The Bringing Back Broadway initiative has announced plans to celebrate the 100-year anniversaries of the three oldest remaining theatres in the Historic Theatre District of Downtown Los Angeles. 100-year-old buildings. IN LOS ANGELES.
The Broadway Centennial Summer is envisioned as a month-long festival of films, art, theatre and tours to honor the oldest surviving theatre district in Los Angeles, and one of the largest intact historic theatre districts in the entire United States. The two oldest theatres on Broadway, the Arcade Theatre (originally the Pantages) and its next door neighbor, the Cameo Theatre, turn 100 years old this fall, having opened on Sept. 26, 1910 and Oct. 10, 1910, respectively. To coincide with the 100th anniversary of the theatres opening, property owners of the Arcade and Cameo Theatres say they are planning façade improvements to bring back the original historic character of the theatres. The Palace Theatre opened on June 26, 1911.

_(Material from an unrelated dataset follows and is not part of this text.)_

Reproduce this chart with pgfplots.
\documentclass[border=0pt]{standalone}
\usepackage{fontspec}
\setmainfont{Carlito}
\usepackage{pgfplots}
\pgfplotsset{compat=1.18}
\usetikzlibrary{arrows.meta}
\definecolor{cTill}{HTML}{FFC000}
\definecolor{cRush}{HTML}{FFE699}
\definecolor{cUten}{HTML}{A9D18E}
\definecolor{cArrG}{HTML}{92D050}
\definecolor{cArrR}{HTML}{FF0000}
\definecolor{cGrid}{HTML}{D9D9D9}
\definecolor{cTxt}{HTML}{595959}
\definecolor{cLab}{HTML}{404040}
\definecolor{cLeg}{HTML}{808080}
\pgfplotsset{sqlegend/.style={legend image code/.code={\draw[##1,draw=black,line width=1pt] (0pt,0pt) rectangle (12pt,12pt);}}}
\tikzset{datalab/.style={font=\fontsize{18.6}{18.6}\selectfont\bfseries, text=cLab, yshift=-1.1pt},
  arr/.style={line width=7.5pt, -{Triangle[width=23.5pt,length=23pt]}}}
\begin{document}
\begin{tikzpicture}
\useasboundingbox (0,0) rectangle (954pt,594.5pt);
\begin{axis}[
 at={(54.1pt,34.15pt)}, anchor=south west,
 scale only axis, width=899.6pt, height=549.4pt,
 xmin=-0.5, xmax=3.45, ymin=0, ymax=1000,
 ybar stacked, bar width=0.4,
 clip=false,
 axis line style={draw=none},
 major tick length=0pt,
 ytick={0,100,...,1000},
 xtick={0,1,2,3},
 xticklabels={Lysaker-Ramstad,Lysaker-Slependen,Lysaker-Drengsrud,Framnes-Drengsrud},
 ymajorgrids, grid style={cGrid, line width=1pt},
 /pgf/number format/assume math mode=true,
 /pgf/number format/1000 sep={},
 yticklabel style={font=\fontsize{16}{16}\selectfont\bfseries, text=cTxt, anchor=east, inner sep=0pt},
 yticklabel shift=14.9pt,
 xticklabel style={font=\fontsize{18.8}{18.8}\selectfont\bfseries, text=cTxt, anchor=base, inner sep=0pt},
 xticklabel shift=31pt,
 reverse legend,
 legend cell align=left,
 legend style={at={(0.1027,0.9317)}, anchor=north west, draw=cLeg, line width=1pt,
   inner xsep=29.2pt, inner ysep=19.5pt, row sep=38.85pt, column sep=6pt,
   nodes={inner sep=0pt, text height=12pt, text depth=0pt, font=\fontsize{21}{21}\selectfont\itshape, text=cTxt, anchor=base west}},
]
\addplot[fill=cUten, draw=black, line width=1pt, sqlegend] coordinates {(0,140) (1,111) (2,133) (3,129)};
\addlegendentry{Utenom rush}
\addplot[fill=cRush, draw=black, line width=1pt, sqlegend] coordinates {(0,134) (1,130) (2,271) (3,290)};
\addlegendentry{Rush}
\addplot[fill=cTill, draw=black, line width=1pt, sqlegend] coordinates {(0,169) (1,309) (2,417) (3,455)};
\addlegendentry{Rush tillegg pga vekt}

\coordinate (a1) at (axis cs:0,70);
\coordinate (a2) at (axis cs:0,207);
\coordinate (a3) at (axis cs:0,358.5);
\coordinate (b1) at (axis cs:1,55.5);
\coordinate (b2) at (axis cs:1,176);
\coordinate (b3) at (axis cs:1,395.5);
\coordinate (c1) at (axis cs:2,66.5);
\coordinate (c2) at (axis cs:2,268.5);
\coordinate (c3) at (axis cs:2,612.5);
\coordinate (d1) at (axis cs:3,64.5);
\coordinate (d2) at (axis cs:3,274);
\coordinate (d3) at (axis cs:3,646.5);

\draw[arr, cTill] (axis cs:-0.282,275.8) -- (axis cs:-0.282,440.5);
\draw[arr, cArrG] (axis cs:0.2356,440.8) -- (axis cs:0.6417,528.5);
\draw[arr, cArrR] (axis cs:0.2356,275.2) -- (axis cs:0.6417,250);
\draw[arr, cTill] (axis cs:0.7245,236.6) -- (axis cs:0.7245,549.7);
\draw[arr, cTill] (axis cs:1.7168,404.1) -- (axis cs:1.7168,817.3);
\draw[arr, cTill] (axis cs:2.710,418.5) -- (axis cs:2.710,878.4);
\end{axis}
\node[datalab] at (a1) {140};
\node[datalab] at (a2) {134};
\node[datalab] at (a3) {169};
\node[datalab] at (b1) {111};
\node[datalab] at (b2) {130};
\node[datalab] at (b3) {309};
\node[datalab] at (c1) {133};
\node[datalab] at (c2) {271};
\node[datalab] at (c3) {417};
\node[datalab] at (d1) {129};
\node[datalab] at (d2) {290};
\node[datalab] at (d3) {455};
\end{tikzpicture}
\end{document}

Activities will include the 25th Annual Los Angeles Conservancy Last Remaining Seats screenings in Broadway theatres, special screenings of early films, tours and discussions, historical retrospectives and other arts and cultural activities.
While it remains to be seen exactly what “façade improvements” are in the works for the theaters, I thought you might like to see what the Cameo Theatre originally looked like, when it opened as Clune’s Broadway Theatre in 1910. Wouldn’t you love to see that sign restored?
A city celebrating it’s history. Don’t look now. But, maybe we’re finally growing a conscience.